The fourth residential house now under construction on Cornell’s West Campus will be named in honor of the late William T. Keeton, Cornell professor of biology. Keeton House will open in August 2008.
Robert Barker/University Photography
|A view of William T. Keeton House’s south wing under construction on West Campus.|
Members of the West Campus Council’s House Naming Committee nominated Keeton for his impact on undergraduate biology at Cornell and at institutions around the country. President David Skorton announced the naming at the Board of Trustees meeting prior to Commencement in May.
Keeton taught at Cornell for 22 years, from 1958 until his death at age 47 in 1980 from a heart condition. An extraordinary and popular teacher as well as an accomplished scholar, Keeton revolutionized the teaching of biology in American higher education. His research centered on avian orientation, including pigeon homing and navigation.
“I am just thrilled that this house is being named for him,” said Carl Hopkins, Cornell professor of neurobiology and behavior. “That is a tremendous honor to biology and to his memory. He revolutionized biology teaching because he brought botany and zoology together in a single course, united by an evolutionary perspective.”
Keeton is the author of the widely used introductory textbook “Biological Science,” now in its sixth edition. A condensed version of the book — “Biology: An Exploration of Life,” by Keeton’s Cornell colleague, retired lecturer Carol McFadden — has been used in a non-majors biology course at Cornell.
|Cornell Professor of Biology William T. Keeton with a pigeon, one of the subjects of his research on avian orientation. A new West Campus house will bear Keeton’s name.|
The Keeton Prize, established in 1991, is awarded by biology faculty at Cornell each year to the best undergraduate students taking Biology 101-104.
Hopkins has created a Web site with 25 audio files of Keeton’s lectures from his last semester of teaching at Cornell.
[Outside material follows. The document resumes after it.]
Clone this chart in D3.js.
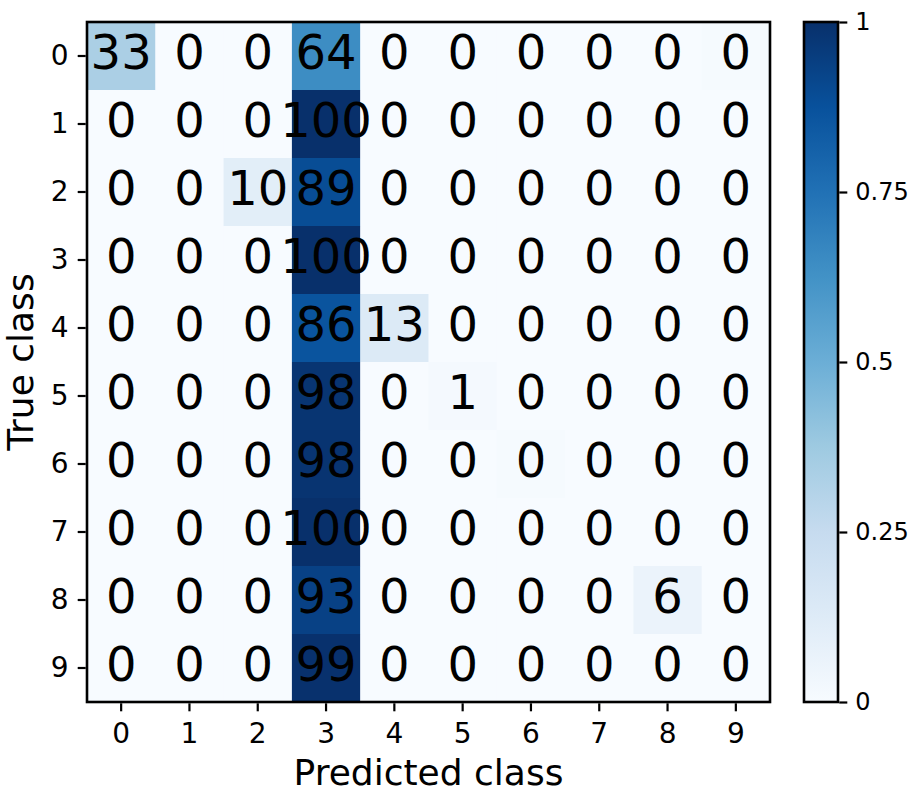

The recordings are from cassette tapes Keeton made available at the Cornell Library for his students. The site, at http://instruct1.cit.cornell.edu/courses/biog101/Keeton.htm, also contains links to a list of Keeton Prize winners and articles by and about Keeton.
“Every time I heard him, it didn’t matter what the context, he was just captivating and could tell a great story,” said Hopkins, who was a graduate student when he first met Keeton at a lecture at The Rockefeller University. “These lectures he gave at the introductory level for biology are just unbelievable.”
Robert Barker/University Photography
|Tom Hollenbeck, a carpenter for Welliver-McGuire, works at the construction site for West Campus’ House 4, which will be named for former Cornell biology professor William T. Keeton.|
Construction on the fifth and as yet unnamed final house in the West Campus House System will be complete at the same time, with house programs scheduled to begin there in August 2009. Like the other West Campus residence buildings, it will be named for a prominent Cornell professor from the past.
The completed buildings on West Campus are:
- Alice H. Cook House, which opened in 2004 and honors the late professor in the ILR School who was one of the first scholars to address working women’s issues.
- Carl L. Becker House, which opened in August 2005 and is named for the former university historian and professor of history from 1917-41.
- Hans A. Bethe House, which opened in January 2007 and honors the Nobel Prize-winning physicist who taught at Cornell from 1935-75.
- The new Noyes Community Recreation Center, which opened in January 2007 to replace the old Noyes Center.